Look at the data below and print exactly the lines from its first line through the line with "(body) at (92,147)"; the pictures stay out of the copy.

┌────────

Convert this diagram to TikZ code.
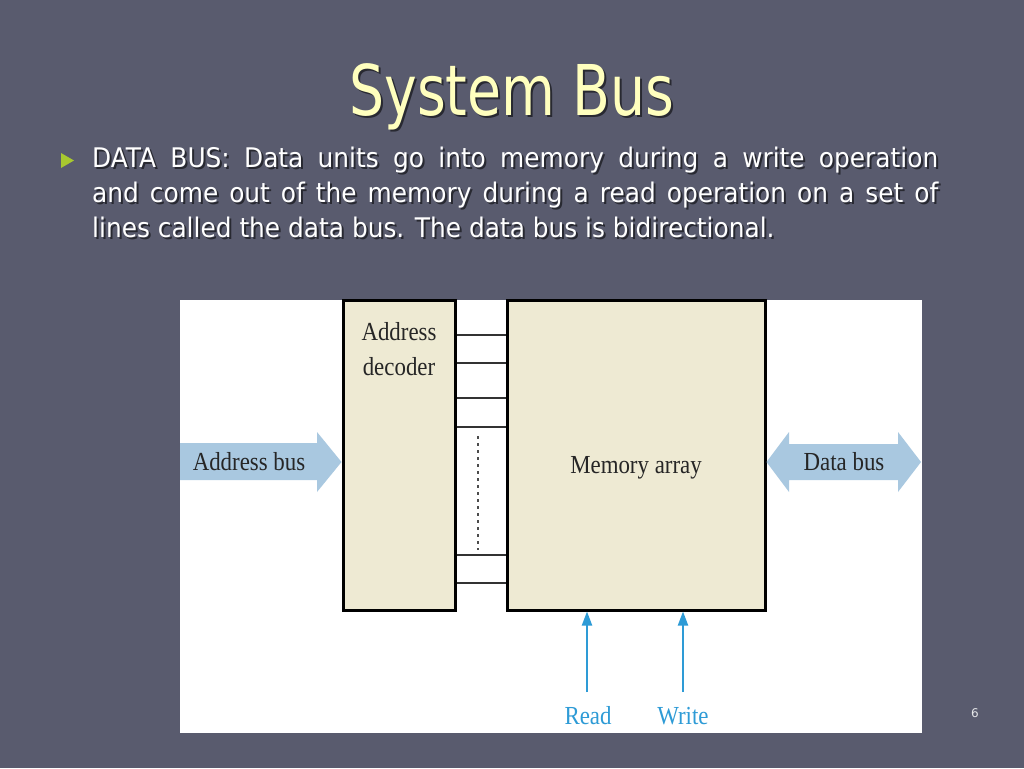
\documentclass[tikz,border=0pt]{standalone}
\usepackage{fontspec}
\usepackage{tikz}
\usetikzlibrary{arrows.meta}
\setmainfont{DejaVu Sans}
\newfontfamily\titlefont{DejaVu Sans}[FakeStretch=0.79]
\newfontfamily\slidefont{DejaVu Sans}[FakeStretch=0.92]
\newfontfamily\figfont{Liberation Serif}[FakeStretch=0.88]

\definecolor{slidebg}{RGB}{89,91,110}
\definecolor{titleyellow}{RGB}{255,255,190}
\definecolor{bulletgreen}{RGB}{168,200,48}
\definecolor{boxbeige}{RGB}{238,234,211}
\definecolor{busblue}{RGB}{169,200,224}
\definecolor{ctrlblue}{RGB}{46,155,214}

\tikzset{
	block/.style={draw=black, line width=3pt, fill=boxbeige, inner sep=0pt},
	figlabel/.style={font=\figfont\fontsize{26}{35}\selectfont, text=black!85},
	ctrl/.style={draw=ctrlblue, line width=2pt, -{Triangle[length=14pt,width=10pt]}},
	ctrllabel/.style={font=\figfont\fontsize{26}{30}\selectfont, text=ctrlblue},
	shadow/.style={text=black, opacity=0.55}
}

\newcommand{\bodytext}{DATA BUS: Data units go into memory during a write operation\linebreak
	and come out of the memory during a read operation on a set of\linebreak
	lines called the data bus. The data bus is bidirectional.}

\begin{document}
\begin{tikzpicture}[x=1pt, y=-1pt]
	\useasboundingbox (0,0) rectangle (1024,768);
	\fill[slidebg] (0,0) rectangle (1024,768);

	% title and bullet text
	\node[shadow, font=\titlefont\fontsize{70}{70}\selectfont] at (514,99) {System Bus};
	\node[text=titleyellow, font=\titlefont\fontsize{70}{70}\selectfont] (title) at (512,97) {System Bus};
	\fill[bulletgreen] (61,153) -- (74,160.5) -- (61,168) -- cycle;
	\node[shadow, anchor=north west, inner sep=0pt, text width=846pt, align=justify,
		font=\slidefont\fontsize{27}{35}\selectfont] at (94,149) {\bodytext};
	\node[text=white, anchor=north west, inner sep=0pt, text width=846pt, align=justify,
		font=\slidefont\fontsize{27}{35}\selectfont] (body) at (92,147) {\bodytext};

	% figure
	\fill[white] (180,300) rectangle (922,733);
	\node[block, minimum width=112pt, minimum height=310pt] (dec) at (399,455) {};
	\node[block, minimum width=258pt, minimum height=310pt] (mem) at (636,455) {};
	\node[figlabel, align=center, anchor=north] at (dec.north) [yshift=-20pt] {Address\\decoder};
	\node[figlabel] at ([yshift=-13pt]mem.center) {Memory array};
	\foreach \y in {335,363,398,427,555,583}
		\draw[line width=1.5pt, black!80] (dec.east |- 0,\y) -- (mem.west |- 0,\y);
	\draw[line width=1.5pt, black!70, dash pattern=on 3pt off 4pt] (478,436) -- (478,550);

	% address bus and data bus
	\fill[busblue] (180,443) -- (317,443) -- (317,432) -- (dec.west |- 0,462) -- (317,492) -- (317,480) -- (180,480) -- cycle;
	\node[figlabel] (abus) at (249,462) {Address bus};
	\fill[busblue] (mem.east |- 0,462) -- (789,432) -- (789,444) -- (898,444) -- (898,432) -- (921,462)
		-- (898,492) -- (898,480) -- (789,480) -- (789,492) -- cycle;
	\node[figlabel] (dbus) at (844,462) {Data bus};

	% read and write
	\node[ctrllabel] (rd) at (588,716) {Read};
	\node[ctrllabel] (wr) at (683,716) {Write};
	\coordinate (rdstart) at (587,692);
	\coordinate (wrstart) at (683,692);
	\draw[ctrl] (rdstart) -- (rdstart |- mem.south);
	\draw[ctrl] (wrstart) -- (wrstart |- mem.south);

	\node[text=white!85!slidebg, font=\fontsize{12}{12}\selectfont] (pagenum) at (975,713) {6};
\end{tikzpicture}
\end{document}
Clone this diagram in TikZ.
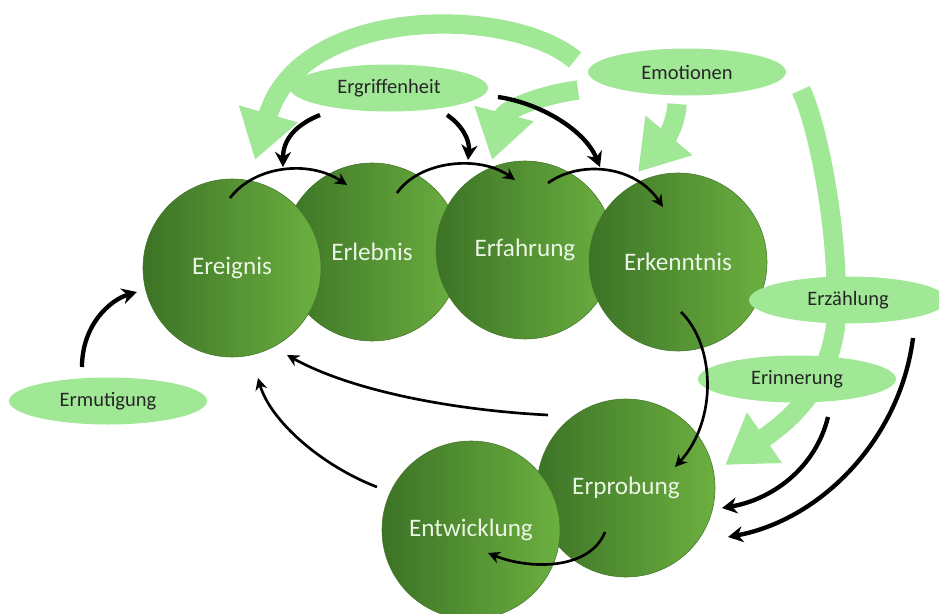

└────────

→ **SOLUTION**
Convert this diagram to TikZ code.
\documentclass[tikz,border=0pt]{standalone}
\usepackage{fontspec}
\usepackage{tikz}
\usetikzlibrary{arrows.meta}
\setmainfont{DejaVu Sans}
\newfontfamily\titlefont{DejaVu Sans}[FakeStretch=0.79]
\newfontfamily\slidefont{DejaVu Sans}[FakeStretch=0.92]
\newfontfamily\figfont{Liberation Serif}[FakeStretch=0.88]

\definecolor{slidebg}{RGB}{89,91,110}
\definecolor{titleyellow}{RGB}{255,255,190}
\definecolor{bulletgreen}{RGB}{168,200,48}
\definecolor{boxbeige}{RGB}{238,234,211}
\definecolor{busblue}{RGB}{169,200,224}
\definecolor{ctrlblue}{RGB}{46,155,214}

\tikzset{
	block/.style={draw=black, line width=3pt, fill=boxbeige, inner sep=0pt},
	figlabel/.style={font=\figfont\fontsize{26}{35}\selectfont, text=black!85},
	ctrl/.style={draw=ctrlblue, line width=2pt, -{Triangle[length=14pt,width=10pt]}},
	ctrllabel/.style={font=\figfont\fontsize{26}{30}\selectfont, text=ctrlblue},
	shadow/.style={text=black, opacity=0.55}
}

\newcommand{\bodytext}{DATA BUS: Data units go into memory during a write operation\linebreak
	and come out of the memory during a read operation on a set of\linebreak
	lines called the data bus. The data bus is bidirectional.}

\begin{document}
\begin{tikzpicture}[x=1pt, y=-1pt]
	\useasboundingbox (0,0) rectangle (1024,768);
	\fill[slidebg] (0,0) rectangle (1024,768);

	% title and bullet text
	\node[shadow, font=\titlefont\fontsize{70}{70}\selectfont] at (514,99) {System Bus};
	\node[text=titleyellow, font=\titlefont\fontsize{70}{70}\selectfont] (title) at (512,97) {System Bus};
	\fill[bulletgreen] (61,153) -- (74,160.5) -- (61,168) -- cycle;
	\node[shadow, anchor=north west, inner sep=0pt, text width=846pt, align=justify,
		font=\slidefont\fontsize{27}{35}\selectfont] at (94,149) {\bodytext};
	\node[text=white, anchor=north west, inner sep=0pt, text width=846pt, align=justify,
		font=\slidefont\fontsize{27}{35}\selectfont] (body) at (92,147) {\bodytext};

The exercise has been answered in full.